1. Introduction - an overview of basic application components.
2. Spelling checker Dictionary based methods vs. checking of illegal combinations of characters, string similarity metrics, communication towards the user.
3. Grammar checking Error patterns vs. syntactic analysis, types of detectable errors, attitude towards the user, RFODG and LanGR.
4. Machine Assisted human translation Translation memory and its variants in commercial products, controlled language, glossary hierarchies.
5. Machine Translation Google Translate vs. rule-based systems commercial systems (Systran, PC Translator), quality evaluation methods, evaluation of translation competitions, project Euromatrix.
6. Localization Differences between translation and localization, commercial localization tools.
7. Generating Text generation from tectogrammatical layer.
8. Information retrieval and extraction Basic models, evaluation metrics, text similarity metrics, lemmatization, stop words, the role of linguistic tools, Malach project. *
9. Question answering Dialog systems, multimodal communication.
10. Speech synthesis and recognition Basic problems and algorithms.
11. Semantic web Exploitation of linguistic methods for searching for information on the web, the role of the tectogrammatical layer.

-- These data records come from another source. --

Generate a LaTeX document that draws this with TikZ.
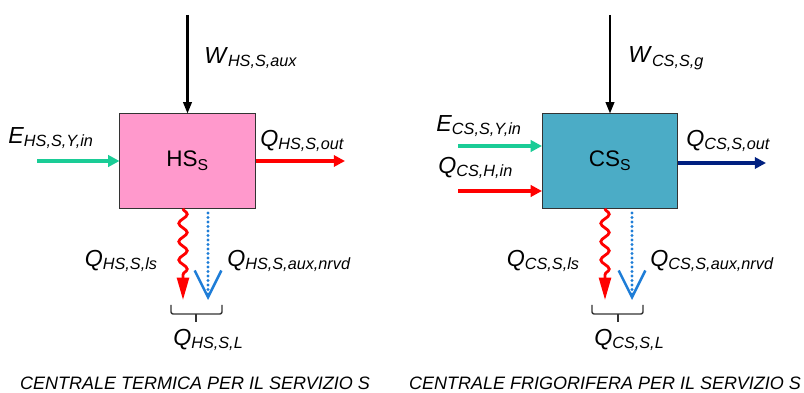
\documentclass[tikz,border=0pt]{standalone}
\usepackage{fontspec}
\setmainfont{Liberation Sans}
\usepackage{xcolor}
\definecolor{hspink}{RGB}{255,153,204}
\definecolor{csteal}{RGB}{75,172,198}
\definecolor{ingreen}{RGB}{26,204,150}
\definecolor{outnavy}{RGB}{0,32,128}
\definecolor{auxblue}{RGB}{30,125,215}
\usetikzlibrary{arrows.meta, positioning, calc, decorations.pathmorphing}
\newcommand{\qsym}[2]{\textit{#1}\textsubscript{\textit{#2}}}

\begin{document}
\begin{tikzpicture}[x=0.025cm, y=-0.025cm,
  unit/.style={rectangle, draw=black!80, line width=0.7pt, minimum width=3.375cm, minimum height=2.35cm, font=\fontsize{16}{19}\selectfont},
  qlabel/.style={inner sep=0pt, font=\fontsize{16.5}{19}\selectfont},
  caption/.style={inner sep=0pt, font=\fontsize{12.8}{15}\selectfont\itshape},
  work/.style={-{Triangle[length=8pt, width=6pt]}, line width=1.5pt},
  flow/.style={-{Triangle[length=8pt, width=8pt]}, line width=2.5pt},
  loss/.style={red, line width=2pt, -{Triangle[length=16pt, width=8.5pt]}, decorate,
    decoration={snake, amplitude=3pt, segment length=13pt, post length=16pt}},
  nrvd/.style={auxblue, line width=2.2pt, line cap=round, dash pattern=on 0pt off 3.2pt,
    -{Straight Barb[length=19pt, width=19pt, line width=1.8pt, line cap=butt]}},
  sumbrace/.style={black!80, line width=1pt, rounded corners=1.5pt}
]
\useasboundingbox (0,0) rectangle (804,393);

% Heating unit
\node[unit, fill=hspink] (hs) at (187.5,161) {HS\textsubscript{S}};
\coordinate (hswtop) at (187.5,15);
\coordinate (hsein) at (37,161);
\coordinate (hsqout) at (345,161);
\coordinate (hsls) at (183,300);
\coordinate (hsnrvdtop) at (208,213);
\coordinate (hsnrvd) at (208,300);
\coordinate (hsbl) at (171,305);
\coordinate (hsbr) at (222,305);
\coordinate (hsbtip) at (196,322);

\draw[work] (hswtop) -- (hs.north);
\draw[flow, ingreen] (hsein) -- (hs.west);
\draw[flow, red] (hs.east) -- (hsqout);
\draw[loss] (hs.south -| hsls) -- (hsls);
\draw[nrvd] (hsnrvdtop) -- (hsnrvd);
\draw[sumbrace] (hsbl) -- ++(0,9) -- ($(hsbr)+(0,9)$) -- (hsbr);
\draw[sumbrace] (hsbtip) -- (hsbtip |- 0,314);

\node[qlabel, anchor=west] (hswlbl) at (204,58) {\qsym{W}{HS,S,aux}};
\node[qlabel, anchor=west] (hselbl) at (8,138) {\qsym{E}{HS,S,Y,in}};
\node[qlabel, anchor=west] (hsoutlbl) at (260,141) {\qsym{Q}{HS,S,out}};
\node[qlabel, anchor=east] (hslslbl) at (158,261) {\qsym{Q}{HS,S,ls}};
\node[qlabel, anchor=west] (hsnrvdlbl) at (227,261) {\qsym{Q}{HS,S,aux,nrvd}};
\node[qlabel, anchor=west] (hsllbl) at (173,340) {\qsym{Q}{HS,S,L}};
\node[caption] (hscap) at (195,383) {CENTRALE TERMICA PER IL SERVIZIO S};

% Cooling unit
\node[unit, fill=csteal] (cs) at (610,161) {CS\textsubscript{S}};
\coordinate (cswtop) at (610,15);
\coordinate (csein) at (458,146);
\coordinate (csqin) at (458,191);
\coordinate (csqout) at (766,163);
\coordinate (csls) at (605,300);
\coordinate (csnrvdtop) at (632,213);
\coordinate (csnrvd) at (632,300);
\coordinate (csbl) at (592,305);
\coordinate (csbr) at (643,305);
\coordinate (csbtip) at (618,322);

\draw[work] (cswtop) -- (cs.north);
\draw[flow, ingreen] (csein) -- (csein -| cs.west);
\draw[flow, red] (csqin) -- (csqin -| cs.west);
\draw[flow, outnavy] (csqout -| cs.east) -- (csqout);
\draw[loss] (cs.south -| csls) -- (csls);
\draw[nrvd] (csnrvdtop) -- (csnrvd);
\draw[sumbrace] (csbl) -- ++(0,9) -- ($(csbr)+(0,9)$) -- (csbr);
\draw[sumbrace] (csbtip) -- (csbtip |- 0,314);

\node[qlabel, anchor=west] (cswlbl) at (628,58) {\qsym{W}{CS,S,g}};
\node[qlabel, anchor=west] (cselbl) at (436,126) {\qsym{E}{CS,S,Y,in}};
\node[qlabel, anchor=west] (csqinlbl) at (438,168) {\qsym{Q}{CS,H,in}};
\node[qlabel, anchor=west] (csoutlbl) at (686,141) {\qsym{Q}{CS,S,out}};
\node[qlabel, anchor=east] (cslslbl) at (580,261) {\qsym{Q}{CS,S,ls}};
\node[qlabel, anchor=west] (csnrvdlbl) at (650,261) {\qsym{Q}{CS,S,aux,nrvd}};
\node[qlabel, anchor=west] (csllbl) at (594,340) {\qsym{Q}{CS,S,L}};
\node[caption] (cscap) at (605,383) {CENTRALE FRIGORIFERA PER IL SERVIZIO S};

\end{tikzpicture}
\end{document}
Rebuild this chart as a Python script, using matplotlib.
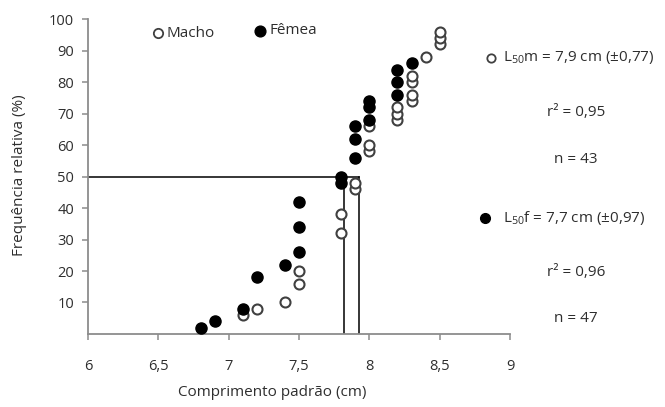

The main goal of the course is to introduce basic types of natural language processing (NLP) applications and to give the students a chance to work with some of those applications in seminars.
The course will concern machine translation, machine aided human translation tools, localization tools, information retrieval and extraction, question answering, speech recognition, spelling and grammar checking, generation etc.